Before a destructive reset, save recent commit hashes somewhere outside the repository.
Soft Reset
git reset --soft <commit-hash>
Effect:
- moves
HEAD - keeps staging index intact
- keeps working tree intact
Mixed Reset
git reset --mixed <commit-hash>
or simply:
git reset <commit-hash>
Effect:
- moves
HEAD - resets staging index
- keeps working tree intact
This is the default mode.
Hard Reset
git reset --hard <commit-hash>
Effect:
- moves
HEAD - resets staging index
- resets working tree
This discards local changes.
After a hard reset, the working tree matches the target commit exactly.
Removing Untracked Files
Preview what would be removed:
git clean -n
Delete untracked files:
git clean -f
Use this carefully.

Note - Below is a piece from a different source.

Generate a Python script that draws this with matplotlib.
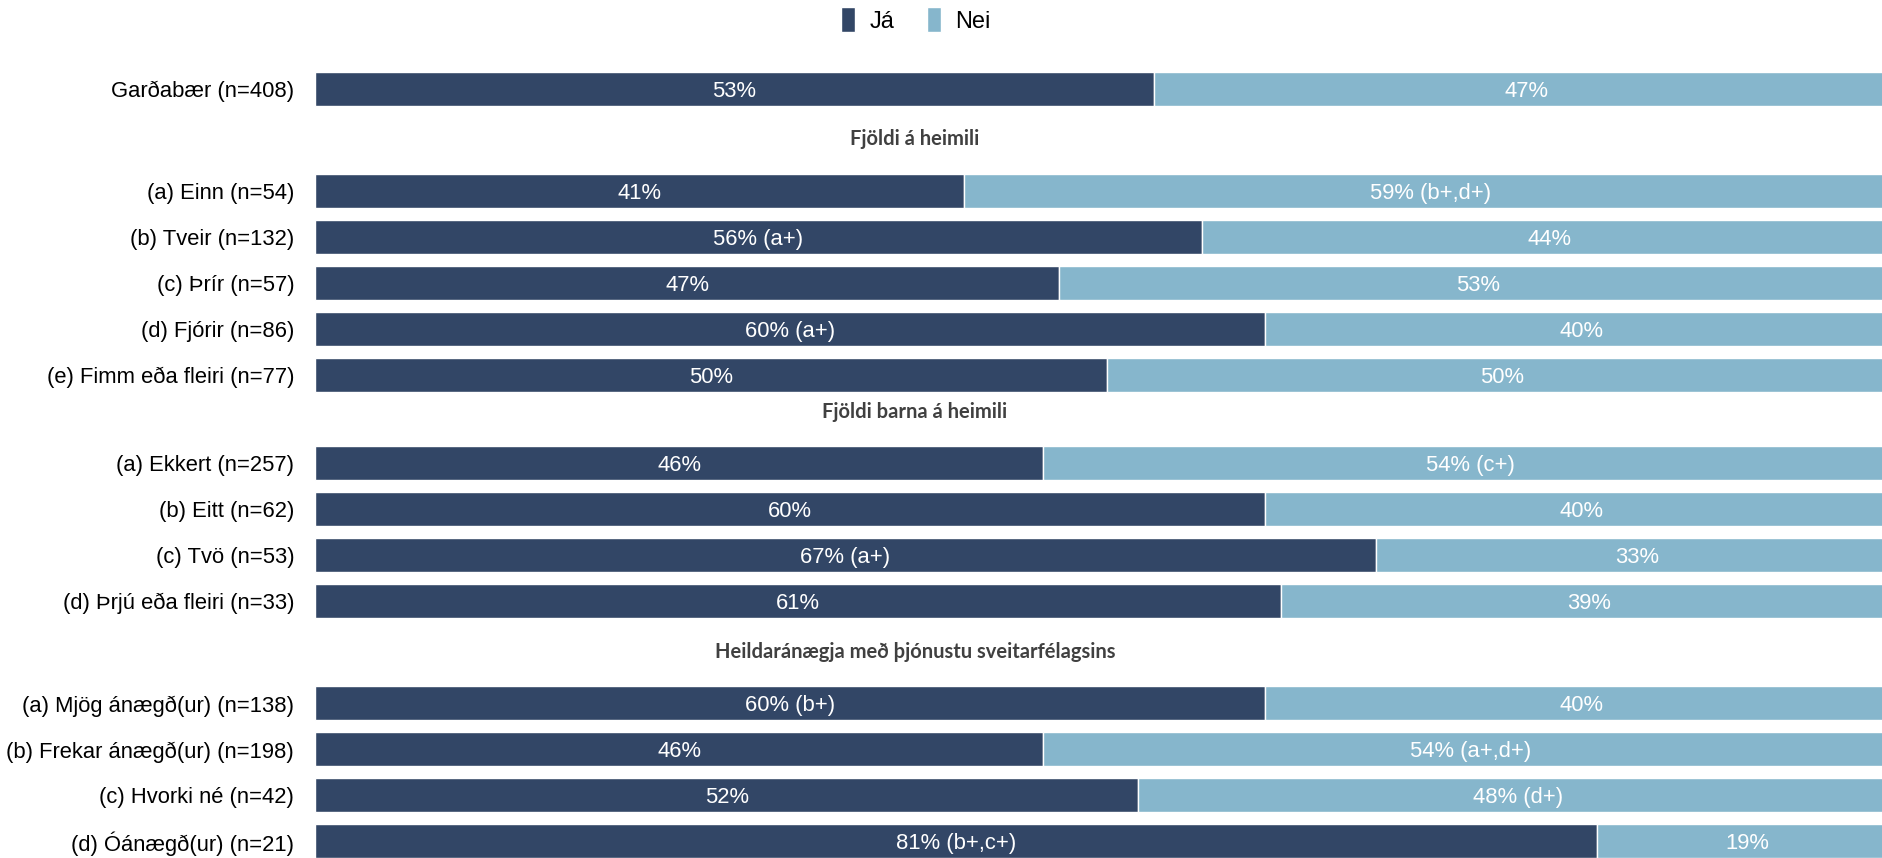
import matplotlib.pyplot as plt
import numpy as np

plt.rcParams['font.family'] = ['Liberation Sans', 'DejaVu Sans']

# data
total_label = 'Garðabær (n=408)'
total_ja = 53
total_ja_note = ''
total_nei_note = ''

sections = ['Fjöldi á heimili', 'Fjöldi barna á heimili',
            'Heildaránægja með þjónustu sveitarfélagsins']

labels_1 = ['(a) Einn (n=54)', '(b) Tveir (n=132)', '(c) Þrír (n=57)',
            '(d) Fjórir (n=86)', '(e) Fimm eða fleiri (n=77)']
ja_1 = [41, 56, 47, 60, 50]
ja_note_1 = ['', '(a+)', '', '(a+)', '']
nei_note_1 = ['(b+,d+)', '', '', '', '']

labels_2 = ['(a) Ekkert (n=257)', '(b) Eitt (n=62)', '(c) Tvö (n=53)',
            '(d) Þrjú eða fleiri (n=33)']
ja_2 = [46, 60, 67, 61]
ja_note_2 = ['', '', '(a+)', '']
nei_note_2 = ['(c+)', '', '', '']

labels_3 = ['(a) Mjög ánægð(ur) (n=138)', '(b) Frekar ánægð(ur) (n=198)',
            '(c) Hvorki né (n=42)', '(d) Óánægð(ur) (n=21)']
ja_3 = [60, 46, 52, 81]
ja_note_3 = ['(b+)', '', '', '(b+,c+)']
nei_note_3 = ['', '(a+,d+)', '(d+)', '']

groups = [(labels_1, ja_1, ja_note_1, nei_note_1),
          (labels_2, ja_2, ja_note_2, nei_note_2),
          (labels_3, ja_3, ja_note_3, nei_note_3)]

c_ja = '#324666'
c_nei = '#86b6cc'

# layout: gap before each section header
header_gap = [1.1, 0.8, 1.1]
row_gap = 1.12

names, ja, ja_notes, nei_notes, ypos = [total_label], [total_ja], [total_ja_note], [total_nei_note], [0.0]
header_y = []
cur = 0.0
for k, (lab, j, jn, nn) in enumerate(groups):
    cur += header_gap[k]
    header_y.append(cur)
    cur += row_gap
    for i in range(len(lab)):
        names.append(lab[i]); ja.append(j[i])
        ja_notes.append(jn[i]); nei_notes.append(nn[i])
        ypos.append(cur)
        cur += 1.0
    cur -= 1.0

ja = np.array(ja)
nei = 100 - ja
ypos = np.array(ypos)

fig = plt.figure(figsize=(18.83, 8.58), dpi=100)
ax = fig.add_axes([315 / 1883, 0, 1 - 315 / 1883, 1])

h = 0.74
ax.barh(ypos, ja, height=h, color=c_ja, edgecolor='white', linewidth=1, label='Já')
ax.barh(ypos, nei, left=ja, height=h, color=c_nei, edgecolor='white', linewidth=1, label='Nei')

for y, a, b, na, nb in zip(ypos, ja, nei, ja_notes, nei_notes):
    ta = f'{a}%' + (f' {na}' if na else '')
    tb = f'{b}%' + (f' {nb}' if nb else '')
    ax.text(a / 2, y, ta, ha='center', va='center_baseline', color='white', fontsize=15.8)
    ax.text(a + b / 2, y, tb, ha='center', va='center_baseline', color='white', fontsize=15.8)

hx = (915 - 315) / (1883 - 315) * 99.05
for hy, s in zip(header_y, sections):
    ax.text(hx, hy, s, ha='center', va='center', color='#404040',
            fontsize=14.5, fontweight='bold', family='Lato')

ax.set_xlim(0, 99.05)
ax.set_ylim(16.72, -1.93)
ax.set_yticks(ypos)
ax.set_yticklabels(names, fontsize=15.8, va='center_baseline')
ax.tick_params(axis='y', length=0, pad=15)
ax.set_xticks([])
for s in ax.spines.values():
    s.set_visible(False)

fig.legend(loc='center', bbox_to_anchor=(916 / 1883, 1 - 20 / 858), ncol=2, frameon=False,
           fontsize=17, handlelength=0.6, handleheight=1.2, handletextpad=0.6,
           columnspacing=1.4)

fig.savefig('out.png', dpi=100)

It deletes files Git is not tracking.
Ignoring Files
Use .gitignore to exclude files and directories from tracking.
Common examples:
- compiled artifacts
- package directories
- archives such as
.zipand.gz - logs
- databases
- operating system metadata files
- generated media and uploaded assets
Example Rules
Ignore all HTML files except index.html:
*.html
!index.html
Ignore a directory:
source/media/
Comments start with #.
Blank lines are ignored.
Global Ignore File
Apply ignore rules across all repositories for one user:
git config --global core.excludesfile ~/.gitignore_global
Ignoring Already Tracked Files
.gitignore only affects untracked files.
If a file is already tracked, remove it from the index first.
Remove and delete the file:
git rm file.txt
Stop tracking but keep the file locally:
git rm --cached file.txt
After that, add the rule to .gitignore.
Tracking Empty Directories
Git does not track empty directories.
To preserve one, add a placeholder file such as .gitkeep inside it:
empty-dir/
.gitkeep
Summary
Git is built around a few core ideas:
- track source code as text
- separate working changes from staged changes
- make small, focused commits
- isolate work in branches
- use history tools carefully
- ignore generated or irrelevant files
The practical skill is not memorizing every command. It is understanding how the working tree, staging index, and repository interact.